Copy #1 for Karl Marx

Copy #2 for Peter Cooke

Copy #3 for Elizabeth Taylor

And those asses should be copied with love, for heaven's sake.
 
 
iamus
22:05 / 29.01.05
After Peter Cooke has removed the lobsters from Jayne Mansfield's arse presumably.
 
 
STOATIE LIEKS CHOCOLATE MILK
22:11 / 29.01.05
Ah, lobsterissimus bumikissimus. A very advanced case.
 
 
Brigade du jour
22:19 / 29.01.05
Could have been worse. Could have been Greta bloody Garbo.
 
 
Alex's Grandma
22:24 / 29.01.05
I wasn't referring to 'that' sketch ( sorry if I seemed otherwise, ) but it was, in any case, Joan Crawford they were on about. And not her 'ass.'
 
 
Brigade du jour
22:27 / 29.01.05
I say Alex, are you sure? I could have sworn our beloved beheaded Jayne her great-bosomed self was in Cook's fertile and wonderfully disgusting imagination too, somewhere.
 
 
sleazenation
22:29 / 29.01.05
wouldn't that be Peter Cook?
 
 
iamus
22:31 / 29.01.05
'Twas Jayne.

In Malibu de Bum-Bum.
 
 
Brigade du jour
22:36 / 29.01.05
Ah feck it anyway. Let's make up our own depraved flight of fancy about a contemporary actress of impeccable moral virtue. Gwyneth Paltrow, perhaps? And this time ... let it be two-toed sloths instead of lobsters.
 
 
iamus
22:38 / 29.01.05
I never thought about Chris Martin like that before...
 
 
Alex's Grandma
22:40 / 29.01.05
Thinking about it, I'm not sure - was it Jayne Mansfield*, or Joan Crawford ?




*According to a psychic who I consulted when I was very drunk in New York a couple of years ago, I am the reincarnation of Jayne Mansfield. I don't know if that's a good thing or a bad thing.
 
 
Brigade du jour
22:42 / 29.01.05
Just stay away from dangerous drivers and keep your tits in, you'll be ok.
 
 
iamus
22:45 / 29.01.05
I was once told by a cross-dressing circus strongman that I was the reincarnation of Peter Cook.
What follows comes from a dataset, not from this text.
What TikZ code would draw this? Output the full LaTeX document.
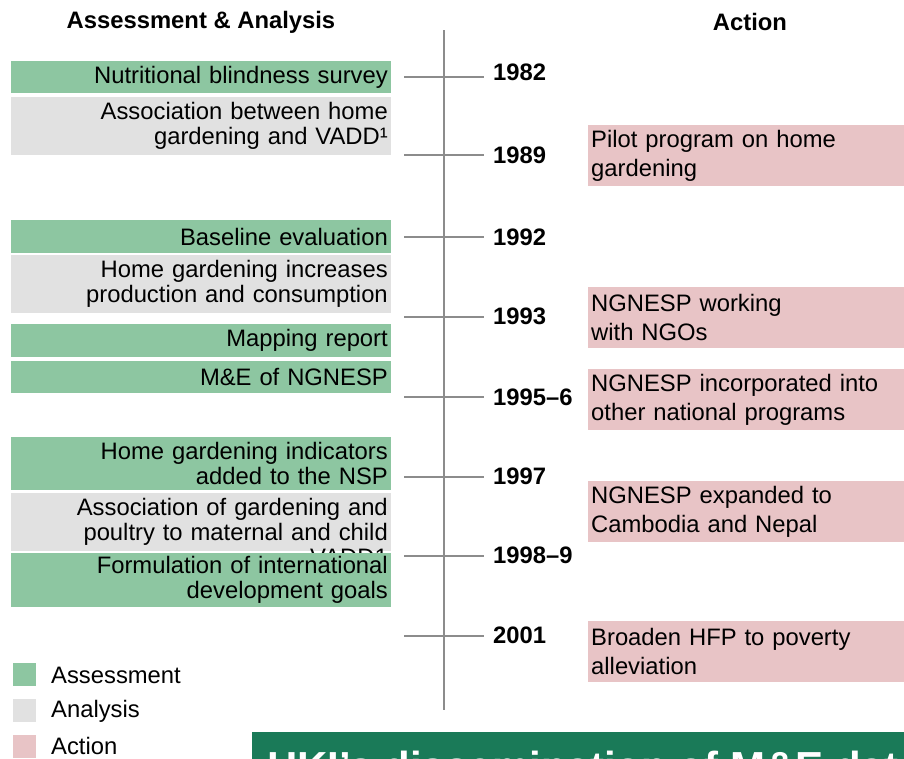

We should get together and talk.
 
 
STOATIE LIEKS CHOCOLATE MILK
22:50 / 29.01.05
What you're doing, you see, is confusing the "Worst Job I Ever Had" (removing the lobsters from Jayne Mansfield's arsehole) sketch with the "Up Joan Crawford" (where apparently there is no water, so the swimming pool is full of shit. There are, however, fleets of light aircraft, and hamburger stalls with no hamburgers) sketch.

I think I need to get out more. Maybe photocopy someone else's arse for a change...
 
 
Brigade du jour
22:57 / 29.01.05
And use the resulting pictures as the cover for a long-overdue re-release of Derek And Clive Come Again.
 
 
Sean the frumious Bandersnatch
23:12 / 29.01.05
hello, everybody. I just woke up half an hour ago!
 
 
Brigade du jour
23:15 / 29.01.05
Hello Sean, and welcome to another round of Celebrity Arseholes! (and the retrieval of various animals therefrom)

Want to play?
 
 
Sean the frumious Bandersnatch
23:16 / 29.01.05
I slept for 14 hours. Am I dying?
 
 
STOATIE LIEKS CHOCOLATE MILK
23:17 / 29.01.05
I didn't sleep for fourteen hours. I wish I had.
 
 
STOATIE LIEKS CHOCOLATE MILK
23:17 / 29.01.05
I didn't sleep for fourteen hours. I wish I had.